→ **What is expected**:
Start with the line that contains "Give me the" and end with the line that contains "if khmer_font else"; retype those lines and the ones between them exactly, without any pictures.

→ **Available data**:
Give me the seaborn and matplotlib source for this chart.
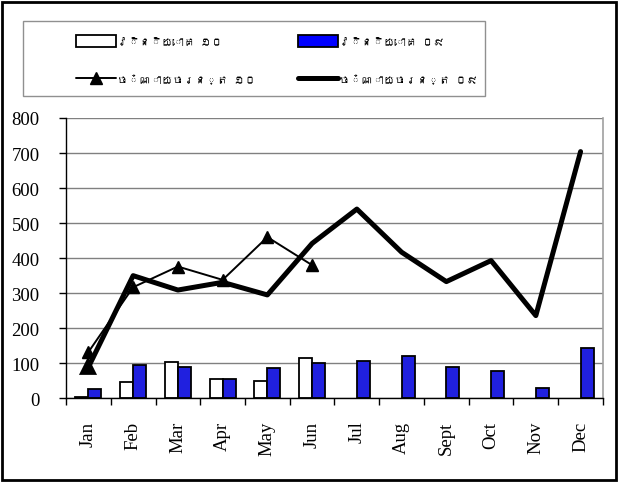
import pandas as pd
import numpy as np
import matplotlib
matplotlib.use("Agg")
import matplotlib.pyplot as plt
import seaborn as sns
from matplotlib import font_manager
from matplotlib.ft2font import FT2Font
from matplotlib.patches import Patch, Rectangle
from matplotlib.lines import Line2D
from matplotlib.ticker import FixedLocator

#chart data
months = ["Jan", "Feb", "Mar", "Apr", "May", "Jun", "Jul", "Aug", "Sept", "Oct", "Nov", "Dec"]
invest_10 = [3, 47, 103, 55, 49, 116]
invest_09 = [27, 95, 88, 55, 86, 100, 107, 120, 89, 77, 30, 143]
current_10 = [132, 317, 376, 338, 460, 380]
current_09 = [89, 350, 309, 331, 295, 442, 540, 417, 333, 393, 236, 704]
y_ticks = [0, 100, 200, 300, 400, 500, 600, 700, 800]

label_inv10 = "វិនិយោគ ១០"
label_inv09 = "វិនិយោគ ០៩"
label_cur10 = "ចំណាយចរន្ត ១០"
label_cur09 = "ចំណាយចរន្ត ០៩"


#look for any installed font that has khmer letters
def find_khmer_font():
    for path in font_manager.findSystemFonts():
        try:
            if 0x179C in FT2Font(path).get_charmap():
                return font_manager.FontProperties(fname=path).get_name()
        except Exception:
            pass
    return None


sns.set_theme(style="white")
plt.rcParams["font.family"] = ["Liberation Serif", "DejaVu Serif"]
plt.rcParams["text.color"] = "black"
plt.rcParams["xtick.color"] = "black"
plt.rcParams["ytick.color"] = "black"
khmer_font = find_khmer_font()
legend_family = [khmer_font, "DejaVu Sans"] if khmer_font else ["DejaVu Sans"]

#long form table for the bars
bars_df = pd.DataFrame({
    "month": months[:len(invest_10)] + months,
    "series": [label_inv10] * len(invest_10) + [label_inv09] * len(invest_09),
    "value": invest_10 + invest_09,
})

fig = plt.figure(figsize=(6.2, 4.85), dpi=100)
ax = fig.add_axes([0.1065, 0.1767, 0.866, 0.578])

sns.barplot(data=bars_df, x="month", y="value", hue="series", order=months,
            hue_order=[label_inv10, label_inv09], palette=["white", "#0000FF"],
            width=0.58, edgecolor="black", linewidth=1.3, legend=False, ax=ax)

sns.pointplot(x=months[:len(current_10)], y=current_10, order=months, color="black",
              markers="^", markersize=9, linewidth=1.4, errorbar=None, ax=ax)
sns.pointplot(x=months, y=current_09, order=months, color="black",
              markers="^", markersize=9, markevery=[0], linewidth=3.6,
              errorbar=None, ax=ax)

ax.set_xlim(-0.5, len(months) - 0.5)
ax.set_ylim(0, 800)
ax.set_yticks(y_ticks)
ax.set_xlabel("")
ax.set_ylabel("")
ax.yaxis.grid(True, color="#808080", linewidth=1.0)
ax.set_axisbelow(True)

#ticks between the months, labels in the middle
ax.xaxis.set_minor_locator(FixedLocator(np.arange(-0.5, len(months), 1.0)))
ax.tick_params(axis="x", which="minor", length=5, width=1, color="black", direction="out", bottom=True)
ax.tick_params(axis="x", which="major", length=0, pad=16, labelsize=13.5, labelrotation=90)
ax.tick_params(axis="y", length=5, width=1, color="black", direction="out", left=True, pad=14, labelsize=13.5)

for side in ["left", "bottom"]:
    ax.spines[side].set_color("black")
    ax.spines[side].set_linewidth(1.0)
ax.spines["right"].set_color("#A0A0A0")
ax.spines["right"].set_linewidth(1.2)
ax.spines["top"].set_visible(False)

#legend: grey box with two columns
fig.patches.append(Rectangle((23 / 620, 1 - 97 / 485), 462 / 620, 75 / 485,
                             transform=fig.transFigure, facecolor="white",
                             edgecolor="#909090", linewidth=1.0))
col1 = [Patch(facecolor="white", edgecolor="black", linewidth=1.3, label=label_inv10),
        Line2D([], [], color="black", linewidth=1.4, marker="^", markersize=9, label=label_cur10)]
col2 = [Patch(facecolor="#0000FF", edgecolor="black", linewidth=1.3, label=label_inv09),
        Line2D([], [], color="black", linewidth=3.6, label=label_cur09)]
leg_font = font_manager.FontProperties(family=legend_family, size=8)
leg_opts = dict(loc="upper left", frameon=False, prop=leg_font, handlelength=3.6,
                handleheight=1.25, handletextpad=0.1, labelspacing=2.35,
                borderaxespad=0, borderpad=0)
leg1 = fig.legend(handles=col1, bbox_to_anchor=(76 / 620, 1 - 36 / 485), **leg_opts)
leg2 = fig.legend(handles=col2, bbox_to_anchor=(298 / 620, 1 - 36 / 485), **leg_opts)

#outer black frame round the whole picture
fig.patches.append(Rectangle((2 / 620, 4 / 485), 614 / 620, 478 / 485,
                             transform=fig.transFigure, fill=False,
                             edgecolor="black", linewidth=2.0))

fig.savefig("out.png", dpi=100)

...

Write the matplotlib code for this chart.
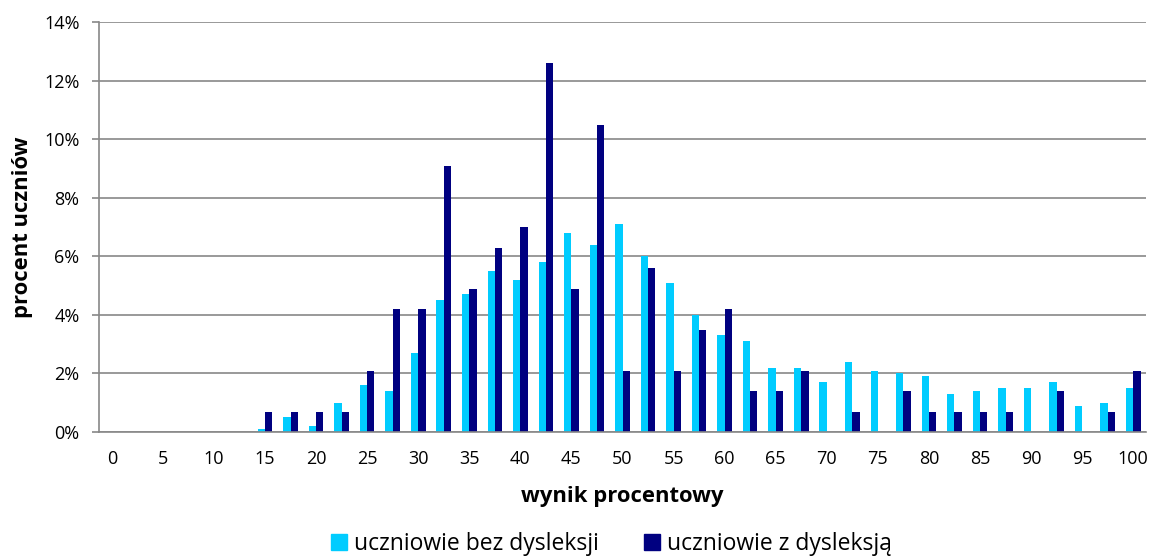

→ **Task solution**:
Give me the seaborn and matplotlib source for this chart.
import pandas as pd
import numpy as np
import matplotlib
matplotlib.use("Agg")
import matplotlib.pyplot as plt
import seaborn as sns
from matplotlib import font_manager
from matplotlib.ft2font import FT2Font
from matplotlib.patches import Patch, Rectangle
from matplotlib.lines import Line2D
from matplotlib.ticker import FixedLocator

#chart data
months = ["Jan", "Feb", "Mar", "Apr", "May", "Jun", "Jul", "Aug", "Sept", "Oct", "Nov", "Dec"]
invest_10 = [3, 47, 103, 55, 49, 116]
invest_09 = [27, 95, 88, 55, 86, 100, 107, 120, 89, 77, 30, 143]
current_10 = [132, 317, 376, 338, 460, 380]
current_09 = [89, 350, 309, 331, 295, 442, 540, 417, 333, 393, 236, 704]
y_ticks = [0, 100, 200, 300, 400, 500, 600, 700, 800]

label_inv10 = "វិនិយោគ ១០"
label_inv09 = "វិនិយោគ ០៩"
label_cur10 = "ចំណាយចរន្ត ១០"
label_cur09 = "ចំណាយចរន្ត ០៩"


#look for any installed font that has khmer letters
def find_khmer_font():
    for path in font_manager.findSystemFonts():
        try:
            if 0x179C in FT2Font(path).get_charmap():
                return font_manager.FontProperties(fname=path).get_name()
        except Exception:
            pass
    return None


sns.set_theme(style="white")
plt.rcParams["font.family"] = ["Liberation Serif", "DejaVu Serif"]
plt.rcParams["text.color"] = "black"
plt.rcParams["xtick.color"] = "black"
plt.rcParams["ytick.color"] = "black"
khmer_font = find_khmer_font()
legend_family = [khmer_font, "DejaVu Sans"] if khmer_font else ["DejaVu Sans"]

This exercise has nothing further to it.